--- start of GIVEN DATA ---
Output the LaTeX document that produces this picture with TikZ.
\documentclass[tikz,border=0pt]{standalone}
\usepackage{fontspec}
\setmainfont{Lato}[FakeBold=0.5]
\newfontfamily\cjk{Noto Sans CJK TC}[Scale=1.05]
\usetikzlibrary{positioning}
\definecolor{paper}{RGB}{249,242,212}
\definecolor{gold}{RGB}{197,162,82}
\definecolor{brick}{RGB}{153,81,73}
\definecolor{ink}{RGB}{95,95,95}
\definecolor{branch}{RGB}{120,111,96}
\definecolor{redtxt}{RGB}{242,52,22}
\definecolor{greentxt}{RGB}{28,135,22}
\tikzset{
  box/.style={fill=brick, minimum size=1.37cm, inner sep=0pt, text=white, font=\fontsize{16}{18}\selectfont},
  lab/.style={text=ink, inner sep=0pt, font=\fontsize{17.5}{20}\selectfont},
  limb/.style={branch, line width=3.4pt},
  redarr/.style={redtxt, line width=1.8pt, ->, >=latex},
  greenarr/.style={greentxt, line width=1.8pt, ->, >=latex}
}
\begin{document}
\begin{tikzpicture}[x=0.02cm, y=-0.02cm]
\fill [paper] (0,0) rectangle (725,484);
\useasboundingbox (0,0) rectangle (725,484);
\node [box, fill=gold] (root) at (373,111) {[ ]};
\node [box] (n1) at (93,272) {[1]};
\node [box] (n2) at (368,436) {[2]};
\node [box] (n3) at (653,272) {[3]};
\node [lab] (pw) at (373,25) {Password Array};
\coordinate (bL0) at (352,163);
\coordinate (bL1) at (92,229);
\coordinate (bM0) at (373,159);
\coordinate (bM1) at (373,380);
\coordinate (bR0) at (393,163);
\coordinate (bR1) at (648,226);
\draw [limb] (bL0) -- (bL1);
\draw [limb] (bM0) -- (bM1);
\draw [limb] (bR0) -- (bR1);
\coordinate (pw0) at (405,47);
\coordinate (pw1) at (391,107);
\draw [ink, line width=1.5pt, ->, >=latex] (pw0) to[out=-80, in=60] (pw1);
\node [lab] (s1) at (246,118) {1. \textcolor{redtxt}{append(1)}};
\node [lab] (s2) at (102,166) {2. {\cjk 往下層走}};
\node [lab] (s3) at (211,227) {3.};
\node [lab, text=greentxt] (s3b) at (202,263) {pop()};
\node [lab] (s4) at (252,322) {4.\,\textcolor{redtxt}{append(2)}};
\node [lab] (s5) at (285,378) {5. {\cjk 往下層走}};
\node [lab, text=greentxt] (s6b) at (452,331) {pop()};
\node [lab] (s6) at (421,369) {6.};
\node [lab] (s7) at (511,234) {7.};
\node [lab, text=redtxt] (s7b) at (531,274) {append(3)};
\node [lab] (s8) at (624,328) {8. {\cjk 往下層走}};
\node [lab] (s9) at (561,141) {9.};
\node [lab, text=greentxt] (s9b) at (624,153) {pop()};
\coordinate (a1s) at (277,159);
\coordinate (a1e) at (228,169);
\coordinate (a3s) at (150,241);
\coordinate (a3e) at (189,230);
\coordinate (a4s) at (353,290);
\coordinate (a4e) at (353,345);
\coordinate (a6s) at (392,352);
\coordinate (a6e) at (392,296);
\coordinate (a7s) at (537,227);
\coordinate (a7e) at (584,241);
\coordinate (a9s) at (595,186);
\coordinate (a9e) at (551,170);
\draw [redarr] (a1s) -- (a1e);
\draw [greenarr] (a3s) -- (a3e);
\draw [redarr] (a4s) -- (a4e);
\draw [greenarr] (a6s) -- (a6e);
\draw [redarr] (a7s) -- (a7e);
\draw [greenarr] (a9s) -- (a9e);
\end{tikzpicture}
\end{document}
--- end of GIVEN DATA ---
--- start of GIVEN DATA ---
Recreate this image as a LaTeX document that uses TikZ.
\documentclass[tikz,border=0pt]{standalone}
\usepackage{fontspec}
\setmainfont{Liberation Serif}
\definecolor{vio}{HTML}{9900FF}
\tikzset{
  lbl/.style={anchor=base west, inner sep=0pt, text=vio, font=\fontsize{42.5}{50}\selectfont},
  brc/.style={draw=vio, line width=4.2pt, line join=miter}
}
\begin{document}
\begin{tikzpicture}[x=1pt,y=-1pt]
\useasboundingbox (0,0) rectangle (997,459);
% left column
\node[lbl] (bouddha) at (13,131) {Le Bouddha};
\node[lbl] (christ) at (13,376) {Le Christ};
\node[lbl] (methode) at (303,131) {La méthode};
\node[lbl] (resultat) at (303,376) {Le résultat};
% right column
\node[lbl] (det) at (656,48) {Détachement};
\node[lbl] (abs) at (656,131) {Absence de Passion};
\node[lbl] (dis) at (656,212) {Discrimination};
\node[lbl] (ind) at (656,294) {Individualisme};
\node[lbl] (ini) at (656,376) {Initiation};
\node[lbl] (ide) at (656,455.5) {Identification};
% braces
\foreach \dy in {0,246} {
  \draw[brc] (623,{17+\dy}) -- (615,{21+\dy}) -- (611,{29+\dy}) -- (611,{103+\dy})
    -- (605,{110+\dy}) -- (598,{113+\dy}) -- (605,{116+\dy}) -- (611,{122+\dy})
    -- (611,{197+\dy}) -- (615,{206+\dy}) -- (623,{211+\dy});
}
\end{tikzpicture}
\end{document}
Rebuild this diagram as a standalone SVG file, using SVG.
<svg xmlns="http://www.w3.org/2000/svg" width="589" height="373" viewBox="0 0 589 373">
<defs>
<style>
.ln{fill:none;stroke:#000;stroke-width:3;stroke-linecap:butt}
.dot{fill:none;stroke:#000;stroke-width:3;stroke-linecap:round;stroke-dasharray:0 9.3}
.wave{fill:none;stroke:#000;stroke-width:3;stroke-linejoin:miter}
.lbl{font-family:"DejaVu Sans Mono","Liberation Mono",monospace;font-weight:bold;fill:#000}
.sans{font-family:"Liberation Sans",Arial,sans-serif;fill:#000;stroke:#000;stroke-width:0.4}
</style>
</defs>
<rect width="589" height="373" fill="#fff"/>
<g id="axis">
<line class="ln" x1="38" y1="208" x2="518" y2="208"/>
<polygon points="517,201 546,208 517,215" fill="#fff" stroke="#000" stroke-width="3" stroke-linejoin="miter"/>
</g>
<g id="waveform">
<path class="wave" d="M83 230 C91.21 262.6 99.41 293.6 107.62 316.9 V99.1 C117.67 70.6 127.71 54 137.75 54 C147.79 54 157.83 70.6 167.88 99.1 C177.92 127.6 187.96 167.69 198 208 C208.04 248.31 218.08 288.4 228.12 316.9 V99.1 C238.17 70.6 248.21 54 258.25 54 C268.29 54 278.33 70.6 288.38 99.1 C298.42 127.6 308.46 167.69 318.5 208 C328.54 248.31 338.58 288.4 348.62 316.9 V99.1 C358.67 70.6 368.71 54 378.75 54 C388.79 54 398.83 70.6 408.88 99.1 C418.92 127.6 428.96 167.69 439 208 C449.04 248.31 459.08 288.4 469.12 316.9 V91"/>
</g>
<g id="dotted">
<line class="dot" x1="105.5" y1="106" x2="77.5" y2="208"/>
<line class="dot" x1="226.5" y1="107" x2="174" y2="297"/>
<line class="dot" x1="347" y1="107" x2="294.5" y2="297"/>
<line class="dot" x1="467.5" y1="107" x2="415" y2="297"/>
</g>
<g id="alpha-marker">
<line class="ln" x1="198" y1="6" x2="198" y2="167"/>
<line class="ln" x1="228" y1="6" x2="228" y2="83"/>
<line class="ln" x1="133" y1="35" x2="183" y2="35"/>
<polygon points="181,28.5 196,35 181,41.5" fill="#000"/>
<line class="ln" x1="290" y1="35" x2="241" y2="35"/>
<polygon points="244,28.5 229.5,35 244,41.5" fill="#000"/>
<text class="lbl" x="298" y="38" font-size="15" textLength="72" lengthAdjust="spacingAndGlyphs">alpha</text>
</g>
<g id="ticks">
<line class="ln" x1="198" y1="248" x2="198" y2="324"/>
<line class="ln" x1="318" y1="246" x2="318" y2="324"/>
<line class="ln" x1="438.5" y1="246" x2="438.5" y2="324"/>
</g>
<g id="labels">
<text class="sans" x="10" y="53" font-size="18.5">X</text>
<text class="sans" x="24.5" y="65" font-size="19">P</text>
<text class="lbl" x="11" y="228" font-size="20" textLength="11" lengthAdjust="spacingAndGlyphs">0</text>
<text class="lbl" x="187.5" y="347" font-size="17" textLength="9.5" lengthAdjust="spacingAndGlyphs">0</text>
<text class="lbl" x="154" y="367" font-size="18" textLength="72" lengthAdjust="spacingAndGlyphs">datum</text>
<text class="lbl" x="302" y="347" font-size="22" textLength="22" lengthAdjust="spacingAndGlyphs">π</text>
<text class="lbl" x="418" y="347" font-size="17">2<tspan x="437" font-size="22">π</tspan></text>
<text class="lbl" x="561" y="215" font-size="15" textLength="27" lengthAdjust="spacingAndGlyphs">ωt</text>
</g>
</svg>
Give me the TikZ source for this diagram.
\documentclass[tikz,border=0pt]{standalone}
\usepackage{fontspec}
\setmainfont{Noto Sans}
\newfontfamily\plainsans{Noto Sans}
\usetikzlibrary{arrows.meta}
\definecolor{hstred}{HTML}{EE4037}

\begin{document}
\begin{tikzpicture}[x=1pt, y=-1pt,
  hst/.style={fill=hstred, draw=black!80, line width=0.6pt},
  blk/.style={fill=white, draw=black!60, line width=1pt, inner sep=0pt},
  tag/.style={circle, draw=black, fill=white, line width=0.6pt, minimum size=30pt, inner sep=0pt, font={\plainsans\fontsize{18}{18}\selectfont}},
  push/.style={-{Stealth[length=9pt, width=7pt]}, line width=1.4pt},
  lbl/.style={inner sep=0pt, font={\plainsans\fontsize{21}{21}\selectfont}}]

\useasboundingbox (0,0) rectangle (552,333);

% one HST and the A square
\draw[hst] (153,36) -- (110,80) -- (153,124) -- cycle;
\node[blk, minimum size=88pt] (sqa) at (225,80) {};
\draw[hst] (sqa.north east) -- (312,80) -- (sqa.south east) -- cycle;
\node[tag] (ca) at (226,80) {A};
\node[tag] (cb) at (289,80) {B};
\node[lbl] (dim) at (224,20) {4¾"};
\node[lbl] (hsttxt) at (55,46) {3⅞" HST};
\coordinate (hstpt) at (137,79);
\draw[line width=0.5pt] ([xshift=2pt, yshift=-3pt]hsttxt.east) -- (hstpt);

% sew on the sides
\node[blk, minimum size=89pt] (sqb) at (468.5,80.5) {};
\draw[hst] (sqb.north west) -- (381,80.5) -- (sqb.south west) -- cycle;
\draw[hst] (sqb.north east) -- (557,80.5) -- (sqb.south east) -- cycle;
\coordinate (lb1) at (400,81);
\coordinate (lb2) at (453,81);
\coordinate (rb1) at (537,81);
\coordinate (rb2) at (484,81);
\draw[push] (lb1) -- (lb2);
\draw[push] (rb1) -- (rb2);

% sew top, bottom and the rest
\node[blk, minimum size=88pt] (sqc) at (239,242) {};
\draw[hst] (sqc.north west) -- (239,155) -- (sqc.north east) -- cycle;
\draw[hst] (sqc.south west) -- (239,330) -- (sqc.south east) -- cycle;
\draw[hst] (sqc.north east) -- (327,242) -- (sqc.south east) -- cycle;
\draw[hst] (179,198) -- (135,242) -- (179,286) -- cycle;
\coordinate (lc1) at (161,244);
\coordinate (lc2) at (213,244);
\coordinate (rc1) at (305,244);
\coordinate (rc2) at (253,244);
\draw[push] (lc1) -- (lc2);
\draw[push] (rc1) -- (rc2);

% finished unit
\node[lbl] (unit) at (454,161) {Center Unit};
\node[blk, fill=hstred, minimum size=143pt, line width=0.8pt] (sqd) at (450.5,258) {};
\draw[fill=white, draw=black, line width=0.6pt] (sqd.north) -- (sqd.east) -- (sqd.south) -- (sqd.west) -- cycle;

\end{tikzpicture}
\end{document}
--- end of GIVEN DATA ---
WORK TO BE COMPLETED: Find the lines holding "that" and list every one.

THE RESULT:
Output the LaTeX document that produces this picture with TikZ.
Recreate this image as a LaTeX document that uses TikZ.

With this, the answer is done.